--- Begin MATERIAL PROVIDED ---

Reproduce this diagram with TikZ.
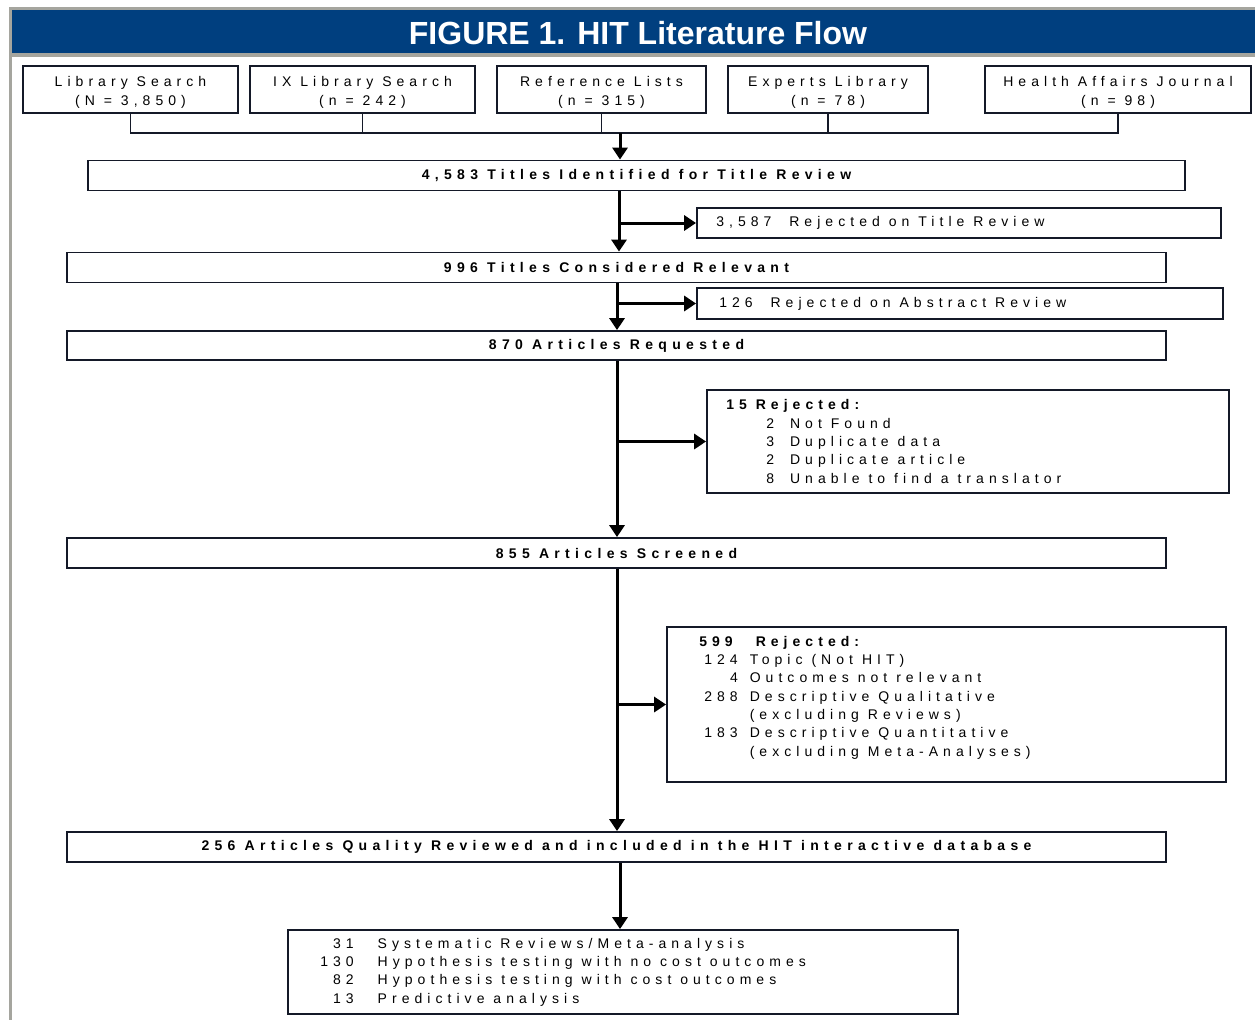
\documentclass[tikz,border=0pt]{standalone}
\usepackage{fontspec}
\setmainfont{Liberation Sans}
\newfontfamily\trackfont[LetterSpace=36]{Liberation Sans}
\newfontfamily\trackbold[LetterSpace=38]{Liberation Sans}
\usetikzlibrary{arrows.meta,positioning}
\definecolor{hdrblue}{RGB}{0,63,127}
\definecolor{framegray}{RGB}{165,165,158}
\definecolor{boxline}{RGB}{20,25,40}
\begin{document}
\begin{tikzpicture}[x=1pt,y=-1pt,
    every node/.style={inner sep=0pt},
    srcbox/.style={draw=boxline,line width=1.8pt,minimum height=47pt,align=center,font=\fontsize{14}{19}\trackfont},
    stagebox/.style={draw=boxline,line width=1.8pt,minimum width=1099pt,minimum height=30pt,font=\fontsize{14}{18}\trackbold\bfseries},
    rejbox/.style={draw=boxline,line width=1.8pt},
    rejtext/.style={align=left,font=\fontsize{14}{18.3}\trackfont},
    bus/.style={draw=boxline,line width=1.8pt},
    flow/.style={draw=black,line width=3pt,-{Triangle[width=15pt,length=12pt]}}]
    \useasboundingbox (0,0) rectangle (1255,1020);
    \fill [framegray] (9,7) rectangle (1255,10);
    \fill [hdrblue] (9,10) rectangle (1255,53);
    \fill [framegray] (9,53) rectangle (1255,57);
    \fill [framegray] (9,7) rectangle (12,1020);
    \node [text=white,font=\fontsize{32}{36}\selectfont\bfseries] (title) at (638,33) {FIGURE 1. HIT Literature Flow};

    \node [srcbox,minimum width=215pt] (src1) at (130.5,89.5) {\rule{0pt}{16pt}Library Search\\(N = 3,850)};
    \node [srcbox,minimum width=225pt] (src2) at (362.5,89.5) {\rule{0pt}{16pt}IX Library Search\\(n = 242)};
    \node [srcbox,minimum width=209pt] (src3) at (601.5,89.5) {\rule{0pt}{16pt}Reference Lists\\(n = 315)};
    \node [srcbox,minimum width=200pt] (src4) at (828,89.5) {\rule{0pt}{16pt}Experts Library\\(n = 78)};
    \node [srcbox,minimum width=266pt] (src5) at (1118,89.5) {\rule{0pt}{16pt}Health Affairs Journal\\(n = 98)};

    \node [stagebox,minimum width=1097pt] (titles) at (636.5,175.5) {4,583 Titles Identified for Title Review};
    \node [stagebox] (relevant) at (616.5,267.5) {996 Titles Considered Relevant};
    \node [stagebox,minimum height=29pt] (requested) at (616.5,345.5) {870 Articles Requested};
    \node [stagebox] (screened) at (616.5,553) {855 Articles Screened};
    \node [stagebox] (included) at (616.5,847) {256 Articles Quality Reviewed and included in the HIT interactive database};

    \node [rejbox,minimum width=524pt,minimum height=30pt] (rej1) at (959,223) {};
    \node [rejtext,right=20pt of rej1.west] (rej1txt) {3,587\ \ Rejected on Title Review};
    \node [rejbox,minimum width=526pt,minimum height=31pt] (rej2) at (960,303.5) {};
    \node [rejtext,right=23pt of rej2.west] (rej2txt) {126\ \ Rejected on Abstract Review};
    \node [rejbox,minimum width=522pt,minimum height=103pt] (rej3) at (968,441.5) {};
    \node [rejtext,right=20pt of rej3.west] (rej3txt) {\textbf{15 Rejected:}\\
        \hspace*{40pt}2\hspace{16pt}Not Found\\
        \hspace*{40pt}3\hspace{16pt}Duplicate data\\
        \hspace*{40pt}2\hspace{16pt}Duplicate article\\
        \hspace*{40pt}8\hspace{16pt}Unable to find a translator};
    \node [rejbox,minimum width=559pt,minimum height=155pt] (rej4) at (946.5,704.5) {};
    \node [rejtext,right=33pt of rej4.west,yshift=7pt] (rej4txt) {%
        \begin{tabular}{@{}r@{\hspace{12pt}}l@{}}
        \textbf{599} & \hspace{6pt}\textbf{Rejected:}\\
        124 & Topic (Not HIT)\\
        4 & Outcomes not relevant\\
        288 & Descriptive Qualitative\\
         & (excluding Reviews)\\
        183 & Descriptive Quantitative\\
         & (excluding Meta-Analyses)
        \end{tabular}};
    \node [rejbox,minimum width=670pt,minimum height=84pt] (final) at (623,972) {};
    \node [rejtext,right=33pt of final.west] (finaltxt) {%
        \begin{tabular}{@{}r@{\hspace{24pt}}l@{}}
        31 & Systematic Reviews/Meta-analysis\\
        130 & Hypothesis testing with no cost outcomes\\
        82 & Hypothesis testing with cost outcomes\\
        13 & Predictive analysis
        \end{tabular}};

    \coordinate (bus) at (620,133);
    \draw [bus] (src1.south) |- (bus) -| (src5.south);
    \foreach \s in {src2,src3,src4}
        \draw [bus] (\s.south) -- (\s.south |- bus);
    \draw [flow] (bus) -- (bus |- titles.north);

    \coordinate (s1) at (619,0);
    \coordinate (s2) at (617,0);
    \coordinate (s5) at (620,0);
    \draw [flow] (s1 |- titles.south) -- (s1 |- relevant.north);
    \draw [flow] (s1 |- rej1.west) -- (rej1.west);
    \draw [flow] (s2 |- relevant.south) -- (s2 |- requested.north);
    \draw [flow] (s2 |- rej2.west) -- (rej2.west);
    \draw [flow] (s2 |- requested.south) -- (s2 |- screened.north);
    \draw [flow] (s2 |- rej3.west) -- (rej3.west);
    \draw [flow] (s2 |- screened.south) -- (s2 |- included.north);
    \draw [flow] (s2 |- rej4.west) -- (rej4.west);
    \draw [flow] (s5 |- included.south) -- (s5 |- final.north);
\end{tikzpicture}
\end{document}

--- End MATERIAL PROVIDED ---

Exactly as written, return every line of the listing, but not the pictures.

Reproduce this diagram with TikZ.
\documentclass[tikz,border=0pt]{standalone}
\usepackage{fontspec}
\setmainfont{Liberation Sans}
\newfontfamily\trackfont[LetterSpace=36]{Liberation Sans}
\newfontfamily\trackbold[LetterSpace=38]{Liberation Sans}
\usetikzlibrary{arrows.meta,positioning}
\definecolor{hdrblue}{RGB}{0,63,127}
\definecolor{framegray}{RGB}{165,165,158}
\definecolor{boxline}{RGB}{20,25,40}
\begin{document}
\begin{tikzpicture}[x=1pt,y=-1pt,
    every node/.style={inner sep=0pt},
    srcbox/.style={draw=boxline,line width=1.8pt,minimum height=47pt,align=center,font=\fontsize{14}{19}\trackfont},
    stagebox/.style={draw=boxline,line width=1.8pt,minimum width=1099pt,minimum height=30pt,font=\fontsize{14}{18}\trackbold\bfseries},
    rejbox/.style={draw=boxline,line width=1.8pt},
    rejtext/.style={align=left,font=\fontsize{14}{18.3}\trackfont},
    bus/.style={draw=boxline,line width=1.8pt},
    flow/.style={draw=black,line width=3pt,-{Triangle[width=15pt,length=12pt]}}]
    \useasboundingbox (0,0) rectangle (1255,1020);
    \fill [framegray] (9,7) rectangle (1255,10);
    \fill [hdrblue] (9,10) rectangle (1255,53);
    \fill [framegray] (9,53) rectangle (1255,57);
    \fill [framegray] (9,7) rectangle (12,1020);
    \node [text=white,font=\fontsize{32}{36}\selectfont\bfseries] (title) at (638,33) {FIGURE 1. HIT Literature Flow};

    \node [srcbox,minimum width=215pt] (src1) at (130.5,89.5) {\rule{0pt}{16pt}Library Search\\(N = 3,850)};
    \node [srcbox,minimum width=225pt] (src2) at (362.5,89.5) {\rule{0pt}{16pt}IX Library Search\\(n = 242)};
    \node [srcbox,minimum width=209pt] (src3) at (601.5,89.5) {\rule{0pt}{16pt}Reference Lists\\(n = 315)};
    \node [srcbox,minimum width=200pt] (src4) at (828,89.5) {\rule{0pt}{16pt}Experts Library\\(n = 78)};
    \node [srcbox,minimum width=266pt] (src5) at (1118,89.5) {\rule{0pt}{16pt}Health Affairs Journal\\(n = 98)};

    \node [stagebox,minimum width=1097pt] (titles) at (636.5,175.5) {4,583 Titles Identified for Title Review};
    \node [stagebox] (relevant) at (616.5,267.5) {996 Titles Considered Relevant};
    \node [stagebox,minimum height=29pt] (requested) at (616.5,345.5) {870 Articles Requested};
    \node [stagebox] (screened) at (616.5,553) {855 Articles Screened};
    \node [stagebox] (included) at (616.5,847) {256 Articles Quality Reviewed and included in the HIT interactive database};

    \node [rejbox,minimum width=524pt,minimum height=30pt] (rej1) at (959,223) {};
    \node [rejtext,right=20pt of rej1.west] (rej1txt) {3,587\ \ Rejected on Title Review};
    \node [rejbox,minimum width=526pt,minimum height=31pt] (rej2) at (960,303.5) {};
    \node [rejtext,right=23pt of rej2.west] (rej2txt) {126\ \ Rejected on Abstract Review};
    \node [rejbox,minimum width=522pt,minimum height=103pt] (rej3) at (968,441.5) {};
    \node [rejtext,right=20pt of rej3.west] (rej3txt) {\textbf{15 Rejected:}\\
        \hspace*{40pt}2\hspace{16pt}Not Found\\
        \hspace*{40pt}3\hspace{16pt}Duplicate data\\
        \hspace*{40pt}2\hspace{16pt}Duplicate article\\
        \hspace*{40pt}8\hspace{16pt}Unable to find a translator};
    \node [rejbox,minimum width=559pt,minimum height=155pt] (rej4) at (946.5,704.5) {};
    \node [rejtext,right=33pt of rej4.west,yshift=7pt] (rej4txt) {%
        \begin{tabular}{@{}r@{\hspace{12pt}}l@{}}
        \textbf{599} & \hspace{6pt}\textbf{Rejected:}\\
        124 & Topic (Not HIT)\\
        4 & Outcomes not relevant\\
        288 & Descriptive Qualitative\\
         & (excluding Reviews)\\
        183 & Descriptive Quantitative\\
         & (excluding Meta-Analyses)
        \end{tabular}};
    \node [rejbox,minimum width=670pt,minimum height=84pt] (final) at (623,972) {};
    \node [rejtext,right=33pt of final.west] (finaltxt) {%
        \begin{tabular}{@{}r@{\hspace{24pt}}l@{}}
        31 & Systematic Reviews/Meta-analysis\\
        130 & Hypothesis testing with no cost outcomes\\
        82 & Hypothesis testing with cost outcomes\\
        13 & Predictive analysis
        \end{tabular}};

    \coordinate (bus) at (620,133);
    \draw [bus] (src1.south) |- (bus) -| (src5.south);
    \foreach \s in {src2,src3,src4}
        \draw [bus] (\s.south) -- (\s.south |- bus);
    \draw [flow] (bus) -- (bus |- titles.north);

    \coordinate (s1) at (619,0);
    \coordinate (s2) at (617,0);
    \coordinate (s5) at (620,0);
    \draw [flow] (s1 |- titles.south) -- (s1 |- relevant.north);
    \draw [flow] (s1 |- rej1.west) -- (rej1.west);
    \draw [flow] (s2 |- relevant.south) -- (s2 |- requested.north);
    \draw [flow] (s2 |- rej2.west) -- (rej2.west);
    \draw [flow] (s2 |- requested.south) -- (s2 |- screened.north);
    \draw [flow] (s2 |- rej3.west) -- (rej3.west);
    \draw [flow] (s2 |- screened.south) -- (s2 |- included.north);
    \draw [flow] (s2 |- rej4.west) -- (rej4.west);
    \draw [flow] (s5 |- included.south) -- (s5 |- final.north);
\end{tikzpicture}
\end{document}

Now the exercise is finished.